Gyeongju nuclear plant gets eight more years
The Nuclear Safety and Security Commission (NSSC) held a meeting Thursday and reviewed the possibility of extending the lifespan of the Wolseong 1 reactor, which was shut down in December 2012 at the completion of its original 30-year lifespan.
This week’s deliberation was the third discussion on the matter since last month, and the nine commissioners of the nuclear safety board, including its chairman, struggled for more than 15 hours to make the decision.
Around 1 a.m. Friday, Lee Un-chul, chairman and chief regulatory officer of the NSSC, held a vote to decide the fate of Wolseong 1. Of the nine commissioners, seven agreed to extend its lifespan by 10 years starting from 2012. Two commissioners who were appointed with the support of opposition parties walked out of the meeting before the vote, arguing they wanted more time for discussion.
According to the Korea Hydro and Nuclear Power Corporation, the nuclear reactor will be turned back on as early as April.
It was the second time that Korea decided to restart a nuclear power reactor that has completed its lifespan. Gori 1, the country’s oldest reactor, was turned back on in 2008 and will operate until it is 40 years old in 2017.
Friday’s decision still set a precedent because the decision on Gori 1 was made by the nuclear safety commission, which is headed by the minister of science and technology. Friday was the first time that the NSSC, formed by experts recommended by the government and the ruling and opposition parties, made a decision to extend the expired lifespan of a nuclear power plant.
The NSSC said the decision was made based on evaluations by experts including the state-run Korea Institute of Nuclear Safety. A stress test by an expert group also showed that the reactor was safe enough to operate for more years, it said.
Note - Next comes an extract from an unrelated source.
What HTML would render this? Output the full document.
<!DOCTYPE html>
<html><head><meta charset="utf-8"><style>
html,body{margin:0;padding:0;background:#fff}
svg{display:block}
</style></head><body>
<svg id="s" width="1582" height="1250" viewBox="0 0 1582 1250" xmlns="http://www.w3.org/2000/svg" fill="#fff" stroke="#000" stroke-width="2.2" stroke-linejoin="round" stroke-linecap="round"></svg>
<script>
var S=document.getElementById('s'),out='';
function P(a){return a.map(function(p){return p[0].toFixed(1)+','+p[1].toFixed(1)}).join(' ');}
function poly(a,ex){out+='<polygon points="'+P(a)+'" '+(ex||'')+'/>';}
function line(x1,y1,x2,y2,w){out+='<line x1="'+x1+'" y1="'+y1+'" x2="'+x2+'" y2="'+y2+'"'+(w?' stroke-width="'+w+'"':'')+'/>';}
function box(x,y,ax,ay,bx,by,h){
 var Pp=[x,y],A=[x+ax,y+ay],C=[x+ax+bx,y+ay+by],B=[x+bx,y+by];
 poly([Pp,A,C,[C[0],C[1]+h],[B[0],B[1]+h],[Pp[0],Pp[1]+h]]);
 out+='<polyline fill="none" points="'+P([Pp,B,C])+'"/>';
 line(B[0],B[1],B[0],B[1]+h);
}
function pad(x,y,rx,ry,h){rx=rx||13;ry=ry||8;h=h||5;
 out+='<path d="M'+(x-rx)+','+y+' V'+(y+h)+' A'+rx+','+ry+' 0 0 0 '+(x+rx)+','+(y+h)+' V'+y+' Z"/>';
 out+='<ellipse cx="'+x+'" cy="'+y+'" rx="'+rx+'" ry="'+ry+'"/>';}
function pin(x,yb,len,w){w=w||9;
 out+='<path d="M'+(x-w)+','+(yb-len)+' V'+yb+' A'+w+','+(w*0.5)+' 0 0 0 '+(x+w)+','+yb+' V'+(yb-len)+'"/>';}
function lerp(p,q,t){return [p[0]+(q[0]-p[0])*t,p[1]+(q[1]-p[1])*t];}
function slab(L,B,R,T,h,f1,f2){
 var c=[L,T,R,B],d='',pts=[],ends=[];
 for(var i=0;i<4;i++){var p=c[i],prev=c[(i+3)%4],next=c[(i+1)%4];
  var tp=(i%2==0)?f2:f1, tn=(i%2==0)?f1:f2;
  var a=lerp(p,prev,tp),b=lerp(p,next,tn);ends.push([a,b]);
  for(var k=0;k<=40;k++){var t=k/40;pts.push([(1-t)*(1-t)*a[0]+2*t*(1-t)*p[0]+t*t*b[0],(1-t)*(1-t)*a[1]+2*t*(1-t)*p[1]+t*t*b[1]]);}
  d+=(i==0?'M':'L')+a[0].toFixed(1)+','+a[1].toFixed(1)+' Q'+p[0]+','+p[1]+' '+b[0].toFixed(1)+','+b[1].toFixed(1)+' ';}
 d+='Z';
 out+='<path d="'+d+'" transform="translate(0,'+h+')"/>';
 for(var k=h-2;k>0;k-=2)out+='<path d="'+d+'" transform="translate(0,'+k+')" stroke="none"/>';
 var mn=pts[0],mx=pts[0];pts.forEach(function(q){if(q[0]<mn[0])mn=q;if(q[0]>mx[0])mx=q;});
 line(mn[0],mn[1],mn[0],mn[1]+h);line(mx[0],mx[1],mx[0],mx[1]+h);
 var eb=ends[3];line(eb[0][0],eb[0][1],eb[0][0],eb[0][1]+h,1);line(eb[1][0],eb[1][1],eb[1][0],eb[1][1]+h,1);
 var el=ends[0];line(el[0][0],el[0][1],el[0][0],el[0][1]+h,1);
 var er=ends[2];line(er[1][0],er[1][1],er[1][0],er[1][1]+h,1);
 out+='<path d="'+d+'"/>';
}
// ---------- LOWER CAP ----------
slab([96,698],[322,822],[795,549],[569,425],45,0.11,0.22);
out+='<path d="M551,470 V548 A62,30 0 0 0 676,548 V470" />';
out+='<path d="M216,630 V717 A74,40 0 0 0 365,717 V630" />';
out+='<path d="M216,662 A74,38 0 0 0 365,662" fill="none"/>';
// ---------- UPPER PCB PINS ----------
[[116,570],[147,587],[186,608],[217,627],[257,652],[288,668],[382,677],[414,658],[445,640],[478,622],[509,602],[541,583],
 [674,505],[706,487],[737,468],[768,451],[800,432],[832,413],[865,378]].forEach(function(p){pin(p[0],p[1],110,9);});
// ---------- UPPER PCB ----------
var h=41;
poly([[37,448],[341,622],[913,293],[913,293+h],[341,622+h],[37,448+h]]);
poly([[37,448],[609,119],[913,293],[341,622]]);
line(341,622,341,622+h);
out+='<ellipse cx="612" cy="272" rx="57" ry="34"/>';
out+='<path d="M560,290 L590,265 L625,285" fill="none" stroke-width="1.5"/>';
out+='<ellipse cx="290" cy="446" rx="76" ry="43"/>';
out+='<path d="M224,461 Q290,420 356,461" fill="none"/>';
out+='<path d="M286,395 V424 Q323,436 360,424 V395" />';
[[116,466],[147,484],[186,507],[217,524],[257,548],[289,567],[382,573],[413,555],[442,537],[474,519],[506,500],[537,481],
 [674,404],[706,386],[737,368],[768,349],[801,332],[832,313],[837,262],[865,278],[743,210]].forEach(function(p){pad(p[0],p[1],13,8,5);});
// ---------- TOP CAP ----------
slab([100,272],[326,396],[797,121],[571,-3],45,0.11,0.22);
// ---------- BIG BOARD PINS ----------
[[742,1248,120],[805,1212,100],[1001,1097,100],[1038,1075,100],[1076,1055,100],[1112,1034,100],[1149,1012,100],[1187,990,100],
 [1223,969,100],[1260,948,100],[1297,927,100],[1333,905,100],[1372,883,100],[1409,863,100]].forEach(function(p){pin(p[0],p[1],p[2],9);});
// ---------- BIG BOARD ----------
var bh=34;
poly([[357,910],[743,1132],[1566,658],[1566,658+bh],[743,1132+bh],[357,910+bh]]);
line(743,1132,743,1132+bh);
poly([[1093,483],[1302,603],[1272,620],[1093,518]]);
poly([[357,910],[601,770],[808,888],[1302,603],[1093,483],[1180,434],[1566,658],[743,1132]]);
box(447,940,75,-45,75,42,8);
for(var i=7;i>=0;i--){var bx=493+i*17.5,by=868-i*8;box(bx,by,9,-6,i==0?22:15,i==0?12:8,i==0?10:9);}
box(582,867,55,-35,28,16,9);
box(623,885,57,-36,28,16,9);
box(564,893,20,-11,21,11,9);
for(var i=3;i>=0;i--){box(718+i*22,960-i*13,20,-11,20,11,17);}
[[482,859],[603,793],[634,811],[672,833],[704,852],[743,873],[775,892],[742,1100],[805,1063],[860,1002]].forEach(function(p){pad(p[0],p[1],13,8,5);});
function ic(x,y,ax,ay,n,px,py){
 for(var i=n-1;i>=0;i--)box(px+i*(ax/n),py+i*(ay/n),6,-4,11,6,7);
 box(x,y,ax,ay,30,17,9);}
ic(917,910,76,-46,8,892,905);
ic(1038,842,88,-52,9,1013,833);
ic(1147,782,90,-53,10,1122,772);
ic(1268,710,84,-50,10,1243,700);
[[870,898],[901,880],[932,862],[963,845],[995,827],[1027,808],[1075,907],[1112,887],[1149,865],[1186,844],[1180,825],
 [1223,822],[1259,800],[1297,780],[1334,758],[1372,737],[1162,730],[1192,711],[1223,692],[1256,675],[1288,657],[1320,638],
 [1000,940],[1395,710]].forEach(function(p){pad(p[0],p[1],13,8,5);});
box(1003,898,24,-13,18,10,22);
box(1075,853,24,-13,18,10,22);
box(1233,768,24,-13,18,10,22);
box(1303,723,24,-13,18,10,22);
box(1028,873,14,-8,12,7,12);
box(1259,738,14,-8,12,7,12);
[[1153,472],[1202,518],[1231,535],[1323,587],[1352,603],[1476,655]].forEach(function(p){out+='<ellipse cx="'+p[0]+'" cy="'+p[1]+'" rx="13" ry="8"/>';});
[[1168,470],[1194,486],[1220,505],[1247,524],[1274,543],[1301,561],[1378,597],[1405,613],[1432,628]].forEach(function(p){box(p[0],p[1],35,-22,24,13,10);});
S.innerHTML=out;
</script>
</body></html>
The two commissioners appointed through the opposition parties, however, claimed that Wolseong 1 failed to meet the newest safeguard standards introduced by Canada, the builder of the reactor. Known as R-7, the standards were introduced after the catastrophic nuclear accident at the Chernobyl nuclear power plant in Ukraine in 1986. Those standards were used in the Wolseong 2, 3, and 4 reactors.
The commission’s other members, however, accepted the operator’s argument that old components of Wolseong 1 were all upgraded, so the reactor is safe for more years.
Before shutting down Wolseong 1, the KHNP invested 560 billion won ($510 million) to upgrade the plant by replacing parts and installing new safety features. The modifications were done by Canada’s Candu Energy.
After two years of surveying, the KINS informed the nuclear safety commission that the reactor was fit to operate for more years. “Many experts conducted evaluations for years,” said a commissioner who supported the extension of the lifespan. “Convincing answers were also presented on the concerns that were raised until now.”
Anti-extension activists and residents of Gyeongju, where Wolseong 1 is located, protested the commission’s decision. They said the independent experts who participated in the stress test of the reactor made 32 recommendations for safety improvements, and the nuclear reactor is not safe to be operated for more years.
The Wolseong 1 reactor, located in Gyeongju, North Gyeongsang, started operating in 1982 and has a capacity of 679,000 kilowatts. Its operations have been suspended since 2012 because it reached the end of its intended life span of 30 years.
In 2009, the KHNP applied for an operation extension.